As the world population continues to grow, our natural resources continue to dwindle. But thankfully, organizations and individual investors around the world are finally doing something about it – taking action to reduce greenhouse gas emissions, fight climate change, and prioritize the utilization of renewable energy.
In 2019, renewable energy accounted for 11.4% of total U.S. energy consumption. And newly elected President Joe Biden plans to invest another $2 trillion in clean-energy initiatives over the next four years to align with the Paris Agreement objectives of zero-carbon solutions by 2030.
What is Renewable Energy?
Renewable energy, or clean energy, is energy derived from natural sources or processes that are continually replenished on a human timescale, and include sources like sunlight, wind, rain, tides, waves, and geothermal heat. With more widespread use of energy from renewable sources, we can lower our future carbon dioxide (CO2) emissions, which is the primary cause of global warming.
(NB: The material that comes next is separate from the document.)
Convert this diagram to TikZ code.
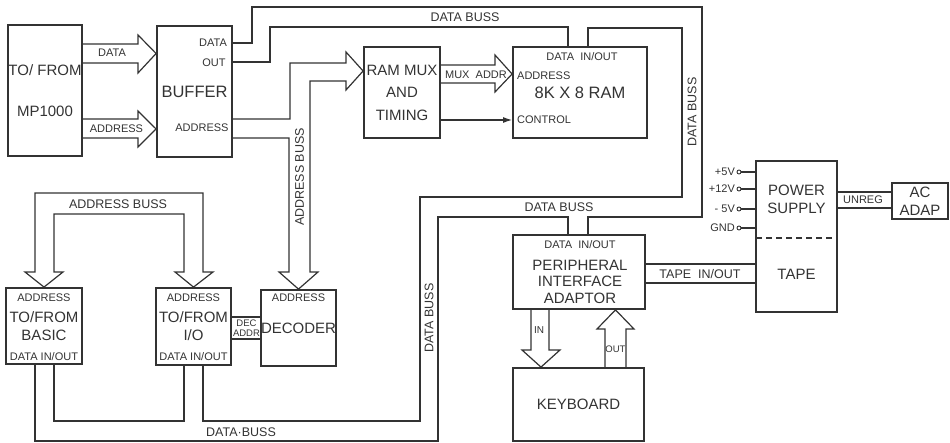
\documentclass[tikz,border=0pt]{standalone}
\usepackage{fontspec}
\setmainfont{Liberation Sans}
\usetikzlibrary{arrows.meta}

\definecolor{ink}{gray}{0.2}
\tikzset{
  block/.style={draw=ink, line width=1.8pt, inner sep=0pt, align=center, font=\fontsize{15}{18}\selectfont},
  wire/.style={draw=ink, line width=1.2pt},
  tag/.style={inner sep=0pt, font=\fontsize{11}{13}\selectfont},
  busname/.style={inner sep=0pt, font=\fontsize{12.5}{14}\selectfont},
  term/.style={circle, draw=ink, line width=0.9pt, inner sep=0pt, minimum size=4pt},
}

\begin{document}
\begin{tikzpicture}[x=1pt, y=-1pt, color=ink]
\useasboundingbox (0,0) rectangle (950,443);
% blocks
\node[block, minimum width=74pt, minimum height=131pt] (mp) at (45,90.5) {TO/ FROM\\[23pt]MP1000};
\node[block, minimum width=75pt, minimum height=131pt, font=\fontsize{16.5}{18}\selectfont] (buf) at (194.5,91.5) {BUFFER};
\node[block, minimum width=76pt, minimum height=91pt] (mux) at (402,92.5) {RAM MUX\\[4.5pt]AND\\[4.5pt]TIMING};
\node[block, minimum width=134pt, minimum height=91pt, font=\fontsize{16.5}{18}\selectfont] (ram) at (580,92.5) {8K X 8 RAM};
\node[block, minimum width=76pt, minimum height=76pt] (basic) at (44,326) {TO/FROM\\BASIC};
\node[block, minimum width=75pt, minimum height=77pt] (io) at (193.5,326.5) {TO/FROM\\I/O};
\node[block, minimum width=73pt, minimum height=76pt] (dec) at (298.5,328) {DECODER};
\node[block, minimum width=132pt, minimum height=74pt] (pia) at (579,272) {};
\node[block, draw=none, font=\fontsize{15}{16.5}\selectfont] (piatxt) at (580,281.5) {PERIPHERAL\\INTERFACE\\ADAPTOR};
\node[block, minimum width=131pt, minimum height=73pt] (kbd) at (578.5,404.5) {KEYBOARD};
\node[block, draw=none, minimum width=79pt, minimum height=75pt] (psu) at (796.5,199.5) {POWER\\SUPPLY};
\node[block, draw=none, minimum width=79pt, minimum height=74pt] (tape) at (796.5,274) {TAPE};
\draw[line width=1.8pt] (psu.north west) rectangle (tape.south east);
\draw[line width=1.3pt, dash pattern=on 6pt off 4pt] (psu.south west) -- (psu.south east);
\node[block, minimum width=56pt, minimum height=36pt] (adap) at (920,201) {AC\\ADAP};

% port names
\node[tag] (bufdat) at (213,43) {DATA};
\node[tag] (bufout) at (214,63) {OUT};
\node[tag] (bufadr) at (202,128) {ADDRESS};
\node[tag] (ramdat) at (582,57) {DATA\ \ IN/OUT};
\node[tag, anchor=west] (ramadr) at (517,76) {ADDRESS};
\node[tag, anchor=west] (ramctl) at (517,120) {CONTROL};
\node[tag] (basadr) at (44,298) {ADDRESS};
\node[tag] (basdat) at (44,357) {DATA IN/OUT};
\node[tag] (ioadr) at (193.5,298) {ADDRESS};
\node[tag] (iodat) at (193.5,357) {DATA IN/OUT};
\node[tag] (decadr) at (298.5,298) {ADDRESS};
\node[tag] (piadat) at (580,245) {DATA\ \ IN/OUT};

% MP1000 to buffer
\draw[wire] (mp.east |- 0,44) -- (138,44) -- (138,35) -- (buf.west |- 0,53.5) -- (138,73) -- (138,63) -- (mp.east |- 0,63);
\draw[wire] (mp.east |- 0,119) -- (138,119) -- (138,111) -- (buf.west |- 0,129) -- (138,147) -- (138,138) -- (mp.east |- 0,138);
\node[tag] (datlbl) at (112,53) {DATA};
\node[tag] (adrlbl) at (116.5,129) {ADDRESS};

% address buss from buffer
\draw[wire] (buf.east |- 0,119) -- (290,119) -- (290,63) -- (346,63) -- (346,52) -- (mux.west |- 0,71) -- (346,90) -- (346,81) -- (310,81) -- (310,272) -- (318,272) -- (dec.north) -- (279,272) -- (289,272) -- (289,138) -- (buf.east |- 0,138);
\node[busname, rotate=90] (abvert) at (299.5,177) {ADDRESS BUSS};

% ram mux to ram
\draw[wire] (mux.east |- 0,65) -- (495,65) -- (495,55) -- (ram.west |- 0,74) -- (495,92) -- (495,83) -- (mux.east |- 0,83);
\node[tag] (muxadr) at (476,75) {MUX\ \ ADDR};
\draw[wire, -{Latex[length=9pt, width=6pt]}] (mux.east |- 0,120) -- (ram.west |- 0,120);

% data buss
\draw[wire] (buf.east |- 0,43) -- (252,43) -- (252,7) -- (702,7) -- (702,217) -- (588,217) -- (pia.north -| 588,0);
\draw[wire] (buf.east |- 0,62) -- (270,62) -- (270,27) -- (568,27) -- (ram.north -| 568,0);
\draw[wire] (ram.north -| 588,0) -- (588,28) -- (682,28) -- (682,197) -- (420,197) -- (420,421) -- (203,421) -- (io.south -| 203,0);
\draw[wire] (pia.north -| 568,0) -- (568,217) -- (438,217) -- (438,441) -- (35,441) -- (basic.south -| 35,0);
\draw[wire] (basic.south -| 54,0) -- (54,421) -- (184,421) -- (io.south -| 184,0);
\node[busname] (dbtop) at (465,17) {DATA BUSS};
\node[busname, rotate=90] (dbright) at (692,112) {DATA BUSS};
\node[busname] (dbmid) at (559,207) {DATA BUSS};
\node[busname, rotate=90] (dbleft) at (429,318) {DATA BUSS};
\node[busname] (dbbot) at (241,432) {DATA·BUSS};

% address buss to basic and i/o
\draw[wire] (basic.north) -- (63,272) -- (54,272) -- (54,214) -- (184,214) -- (184,272) -- (175,272) -- (io.north) -- (213,272) -- (203,272) -- (203,193) -- (35,193) -- (35,272) -- (25,272) -- cycle;
\node[busname] (abtop) at (118,204) {ADDRESS BUSS};

% i/o to decoder
\draw[wire] (io.east |- 0,317) -- (dec.west |- 0,317);
\draw[wire] (io.east |- 0,339) -- (dec.west |- 0,339);
\node[tag, align=center, font=\fontsize{9.5}{10}\selectfont] (decadd) at (246.5,328) {DEC\\ADDR};

% keyboard
\draw[wire] (pia.south -| 531,0) -- (531,350) -- (522,350) -- (kbd.north -| 541,0) -- (560,350) -- (549,350) -- (pia.south -| 549,0);
\draw[wire] (kbd.north -| 605,0) -- (605,329) -- (597,329) -- (pia.south -| 615.5,0) -- (634,329) -- (626,329) -- (kbd.north -| 626,0);
\node[tag, font=\fontsize{10}{12}\selectfont] (inlbl) at (539,330) {IN};
\node[tag, font=\fontsize{9.5}{12}\selectfont] (outlbl) at (615.5,349) {OUT};

% tape and power
\draw[wire] (pia.east |- 0,264) -- (tape.west |- 0,264);
\draw[wire] (pia.east |- 0,283) -- (tape.west |- 0,283);
\node[busname] (tapelbl) at (700,274) {TAPE\ \ IN/OUT};
\draw[wire] (psu.east |- 0,192) -- (adap.west |- 0,192);
\draw[wire] (psu.east |- 0,208) -- (adap.west |- 0,208);
\node[tag] (unreg) at (863,200) {UNREG};
\node[term, label={[tag, inner sep=1.5pt]left:+5V}] (v5) at (739,172) {};
\node[term, label={[tag, inner sep=1.5pt]left:+12V}] (v12) at (739,189) {};
\node[term, label={[tag, inner sep=1.5pt]left:- 5V}] (vm5) at (739,209) {};
\node[term, label={[tag, inner sep=1.5pt]left:GND}] (gnd) at (739,228) {};
\draw[wire] (v5) -- (psu.west |- v5);
\draw[wire] (v12) -- (psu.west |- v12);
\draw[wire] (vm5) -- (psu.west |- vm5);
\draw[wire] (gnd) -- (psu.west |- gnd);
\end{tikzpicture}
\end{document}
Often thought of as a new technology, utilizing the power of nature for heating, lighting, and transportation isn’t a new thing at all. We have used windmills to grind grain and wind to navigate boats for centuries, but since the 1600s, we have unfortunately looked to easier, cheaper, and nonrenewable energy sources such as oil and coal.
With renewables becoming an increasingly important power source and now accounting for more than one-eighth of U.S. power generation, we have gotten increasingly more efficient at capturing and retaining renewable energy. And this expansion is happening on both a macro and micro level, from solar panels on single homes to giant offshore wind farms and even entire communities working together to utilize and rely on renewable energy. As the need for renewable energy continues to skyrocket, modernizing America’s electricity grid will be crucial, making it smarter, more secure, and an integral part of the infrastructure across regions.
How to Invest in Renewable Energy
1. Directly Invest in Renewable Energy Projects – Investors building resilient portfolios can achieve diversification through the allocation of renewable energy assets. Solar and wind are the two of the fastest-growing sectors with the largest market share as thousands of business operations across the world prioritize renewables, leading to a higher demand for the products of green energy companies.
2. Invest in Clean Energy Mutual Funds or ETFs – Mutual Funds and Exchange-Traded Funds (ETFs) allow investors to get involved with multiple companies that directly support clean energy through the use of renewable resources or energy efficiency. This option appeals to investors wishing to diversify their portfolio among a many companies involved in the renewable energy industry.
3. Buy Shares of Renewable Energy Companies – For those investors with higher risk tolerance, directly buying shares of companies that focus entirely on renewable energy is an option. The advantage of buying shares of renewable energy companies provides you with the flexibility of directly supporting companies that align with your values.